Ou encore : si la ville était le fruit de sa représentation symbolique, avec ses hiérarchies construites ou inconscientes ? Parle-t-on tous de la même ville lorsque l’on parle de Bruxelles selon que nous sommes ministre fédéral, bourgmestre, promoteur, touriste, restaurateur de la petite rue des bouchers ou sans emploi dans un quartier défavorisé ? Qu’en est-il de la ville lorsque s’y pose un regard militant, politique, engagé ?
Finalement, si la ville, c’était tout simplement les gens, l’humain, l’autre, les co-présences et leurs gestions, collectives ou individuelles, publiques ou privées. L’autre présent ou non par son corps dans l’espace de la ville. Quels en seraient les tableaux, quels en seraient les motifs, quelles en seraient les séquences, que deviendraient ses « catégories » ?
Nous sommes convaincus de la réalité polyphonique de la ville.

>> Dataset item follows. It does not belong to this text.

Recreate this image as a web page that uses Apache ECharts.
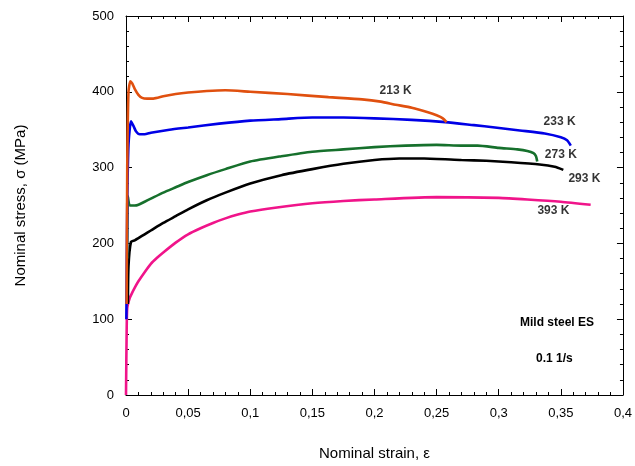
<!DOCTYPE html>
<html><head><meta charset="utf-8">
<script src="https://cdn.jsdelivr.net/npm/echarts@6/dist/echarts.min.js"></script>
<style>html,body{margin:0;padding:0;background:#fff}#c{width:635px;height:466px}</style>
</head><body><div id="c"></div>
<script>
var xTicks = ['0','0,05','0,1','0,15','0,2','0,25','0,3','0,35','0,4'];
var yTicks = ['0','100','200','300','400','500'];
var seriesNames = ['213 K','233 K','273 K','293 K','393 K'];
var s213 = [[0.0005,120],[0.001,300],[0.002,400],[0.0035,414],[0.005,411],[0.007,404],[0.01,396],[0.013,392],[0.017,391],[0.022,391],[0.03,394],[0.04,397],[0.05,399],[0.065,401],[0.08,402],[0.1,400],[0.13,397],[0.163,393],[0.19,390],[0.205,387],[0.217,383],[0.23,379],[0.243,373],[0.25,369],[0.255,365],[0.258,360]];
var s233 = [[0.0003,100],[0.001,250],[0.002,330],[0.004,361],[0.006,355],[0.008,348],[0.011,344],[0.015,344],[0.02,346],[0.035,350],[0.05,353],[0.075,358],[0.1,362],[0.125,364],[0.15,366],[0.175,366],[0.2,365],[0.23,363],[0.257,360],[0.28,356],[0.297,353],[0.317,349],[0.337,345],[0.35,340],[0.355,336],[0.358,329]];
var s273 = [[0.001,180],[0.0015,262],[0.003,250],[0.007,250],[0.01,251],[0.015,255],[0.02,259],[0.03,267],[0.04,274],[0.05,281],[0.065,290],[0.08,298],[0.1,308],[0.125,315],[0.15,321],[0.175,324],[0.2,327],[0.225,329],[0.25,330],[0.27,329],[0.283,329],[0.3,326],[0.315,324],[0.323,322],[0.328,319],[0.33,315],[0.331,308]];
var s293 = [[0.0015,120],[0.002,170],[0.004,202],[0.007,204],[0.01,207],[0.015,212],[0.02,217],[0.03,227],[0.04,236],[0.05,245],[0.065,257],[0.08,267],[0.1,279],[0.125,290],[0.15,298],[0.175,305],[0.2,310],[0.22,312],[0.24,312],[0.27,310],[0.29,309],[0.31,307],[0.333,304],[0.345,301],[0.352,297]];
var s393 = [[0,0],[0.0005,80],[0.001,115],[0.003,128],[0.005,135],[0.0075,143],[0.01,150],[0.015,162],[0.02,173],[0.025,181],[0.03,188],[0.04,201],[0.05,212],[0.06,220],[0.07,227],[0.08,233],[0.09,238],[0.1,242],[0.12,247],[0.15,253],[0.175,256],[0.2,258],[0.25,261],[0.3,260],[0.323,258],[0.35,255],[0.374,251]];
var colors = ['#e0500f','#0000e6','#16702c','#000000','#f0148a'];
var labels = [
  {name:'213 K', at:[0.217,402]},
  {name:'233 K', at:[0.349,360]},
  {name:'273 K', at:[0.35,317]},
  {name:'293 K', at:[0.369,286]},
  {name:'393 K', at:[0.344,243]}
];
var notes = ['Mild steel ES','0.1 1/s'];
var chart = echarts.init(document.getElementById('c'), null, {renderer:'canvas'});
var font = 'Liberation Sans, Arial, sans-serif';
function xAx(pos, show){
  return {type:'value', min:0, max:0.4, interval:0.05, position:pos,
    axisLine:{show:true, onZero:false, lineStyle:{color:'#000', width:1}},
    axisTick:{show:true, inside:true, length:6, lineStyle:{color:'#000'}},
    minorTick:{show:true, splitNumber:5, length:3, lineStyle:{color:'#000'}},
    splitLine:{show:false},
    axisLabel:{show:show, color:'#000', fontSize:13, fontFamily:font, margin:12,
      formatter:function(v){return String(+v.toFixed(2)).replace('.',',');}},
    name: show ? 'Nominal strain, ε' : '', nameLocation:'middle', nameGap:51,
    nameTextStyle:{color:'#000', fontSize:15, fontFamily:font}};
}
function yAx(pos, show){
  return {type:'value', min:0, max:500, interval:100, position:pos,
    axisLine:{show:true, onZero:false, lineStyle:{color:'#000', width:1}},
    axisTick:{show:true, inside:true, length:6, lineStyle:{color:'#000'}},
    minorTick:{show:true, splitNumber:5, length:3, lineStyle:{color:'#000'}},
    splitLine:{show:false},
    axisLabel:{show:show, color:'#000', fontSize:13, fontFamily:font, margin:12},
    name: show ? 'Nominal stress, σ (MPa)' : '', nameLocation:'middle', nameGap:98,
    nameTextStyle:{color:'#000', fontSize:15, fontFamily:font}};
}
var data = [s213,s233,s273,s293,s393];
var series = data.map(function(d,i){
  return {name:seriesNames[i], type:'line', data:d, showSymbol:false, smooth:0.2,
    lineStyle:{color:colors[i], width:2.6}, xAxisIndex:0, yAxisIndex:0, z:10-i};
});
series.push({type:'scatter', symbolSize:0, data:labels.map(function(l){return {value:l.at, name:l.name};}),
  label:{show:true, position:'inside', formatter:'{b}', color:'#000', fontSize:12, fontWeight:'bold', fontFamily:font},
  xAxisIndex:0, yAxisIndex:0, silent:true});
chart.setOption({
  animation:false,
  backgroundColor:'#fff',
  grid:{left:126, right:9, top:16, bottom:68},
  xAxis:[xAx('bottom', true), xAx('top', false)],
  yAxis:[yAx('left', true), yAx('right', false)],
  graphic:[
    {type:'text', left:520, top:317, style:{text:notes[0], fill:'#000', font:'bold 12px '+font}},
    {type:'text', left:536, top:353, style:{text:notes[1], fill:'#000', font:'bold 12px '+font}}
  ],
  series:series
});
</script></body></html>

Nous savons également que ces voies multiples pour la comprendre influencent les « manières » de la représenter par la photographie. Nous ne défendons pas d’école ou de style, ni ne nous accrochons à la notion consacrée de style. Tout au contraire, nous voulons cette biennale de « Photographie et Architecture » caractérisée par l’ouverture et la diversité.
« Corps de Ville », cette énigmatique thématique, sera garante de cette ouverture et de cette diversité pour l’édition 2008.
Marc Mawet, curateur de la biennale.